Tuesday, August 17, 2010

Paradise-A Pinoy Cafe 1

First heard the phrase "brain drain" back in the eighties, I think. A couple of months ago the Danish theater director Ms Ditte Maria Bjerg, with whom I had been emailing back and forth, introduced me to the phrase "care drain." As soon as she said it, I understood: I suddenly saw the Pinays flooding the streets of the Hong Kong Sunday again, most of them married, with children back in the Philippines. For almost every family abroad who gets a Pinay helper, a family back in the Phil loses a mother. Her children are raised by their grandparents. Ditte however, wanted to focus on the grandmothers, who, on top of losing the help of their daughters, had to shoulder the rearing of a second generation of children even as they got weaker with age. It's a state of affairs that could inspire any number of gritty, Brockaesque, award-winning, entirely and excruciatingly unwatchable social-realist films, so I liked that what Ditte was planning did NOT involve any plans to make any such film.

Denmark, along many other European countries, imports Pinays as "au pairs." "Au Pair is a French phrase that means "equal," as in "you are my equal." Same root as the phrase "on par with." Pair. Par. Equal. Basically an au pair is a young foreigner who is supposed to live with a host family and perform some basic domestic work in return for room, board and an allowance of some 200-280 Euro -- ie some 11 to 16 thousand pesos -- a month, according to www.aupair-world.net. The arrangement was first conceived to facilitate a kind of intra-European cultural exchange so that students could live with host families in other countries. So that (for example) a Swedish college student could sharpen her French by living in Paris with a family in exchange for doing some cooking, walking the kids to school, and so on. Because this was the function the arrangement was supposed to serve, the governments of various countries cooperated in setting up basic rules that more or less meant to uphold the idea that au pairs were essentially cultural students, and not to be seen as a cheap way to get the washing done. And so for example, most countries forbid that the au pairs wear a uniform, specify that they must eat at table with the host family, and set limits as to how many hours they can work in the home.

Of course the economy and and history of Europe has proceeded to develop a state of affairs where more and more Europeans disdain to perform domestic chores for other families. Naturally, an influx of Pinays have arrived to fill the demand for a cheap way to get the washing done. (Technically the au pair could be male or female, but in practice, the vast majority of au pairs are women for the same reason that most domestic helpers are women: they are generally less threatening to take into one's household.) So here we are in Denmark, with a steady influx of Pinay au pairs.

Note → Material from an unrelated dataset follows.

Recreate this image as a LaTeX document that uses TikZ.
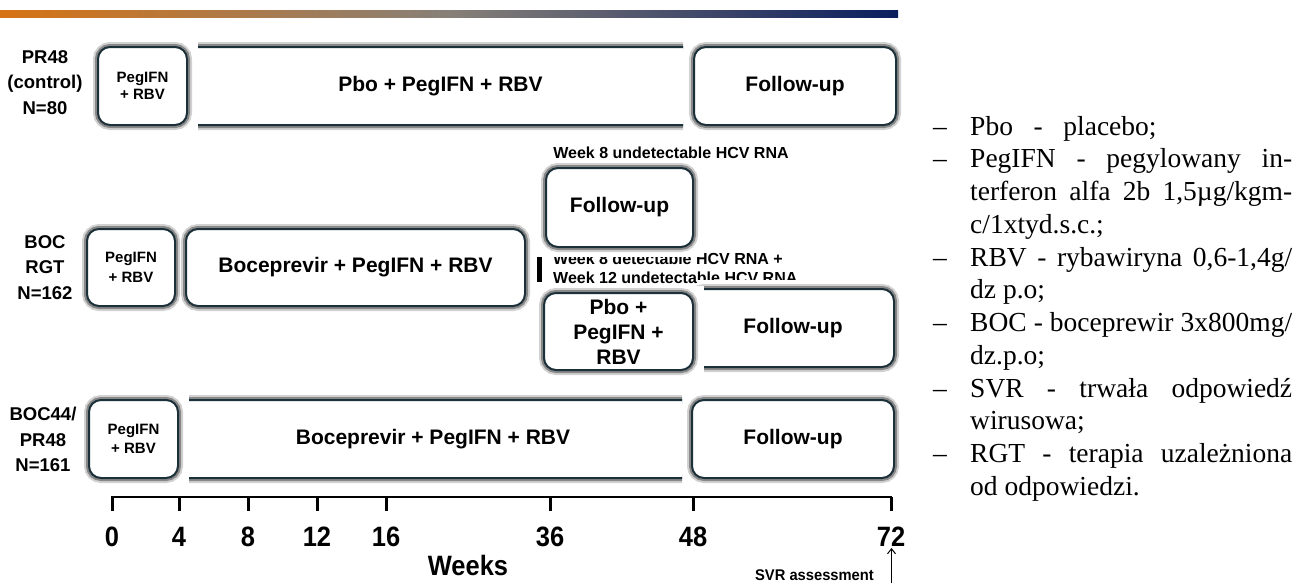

Ditte's idea was to exaggerate the conveniences that the Pinay au pairs afforded to the Danish populace by playing with the idea of "Paradise". A Paradise of no work, where your needs are attended to by ministering angels. Uniformed Pinays were to enact a kind of theater of paradise for the Danish audience in various coffeeshops around Copenhagen. It would be my job to create a soundscape for this idea, to envelop the audience in the sounds of a Tropical Paradise, and perhaps to break the spell when necessary. Of course, the art part of the idea, the artistic problem, was how to introduce the customers to the idea that somehow, somebody somewhere was paying for this service paradise even as they immersed themselves in it. To show them, to paraphrase Kerouac, the naked lunch on the end of their fork.

To this end, Ditte recruited the director Khavn de la Cruz and various stalwarts of the Manila independent scene to shoot footage of various Pinay grandmothers in their houses, going about their day, and even addressing their daughters through the camera, as they made video letters that Ditte would deliver to their daughters. Various bits of the footage will be displayed on video screens distributed about the cafe. We are currently in rehearsal, trying out various other bits to
reinforce that aspect of the piece that the videos stab at constructing. The complacence-poisoning, insidiously educational aspect of the piece. Stay tuned.

1 comment:

Anonymous said...

There has never been any ban from requiring an au pair girl to wear a uniform, it's just something you are excepted not to do as a host. As a host, I can set up a strict dress code and require an au pair girl to wear a blouse and a skirt, or a button shirt and some pants.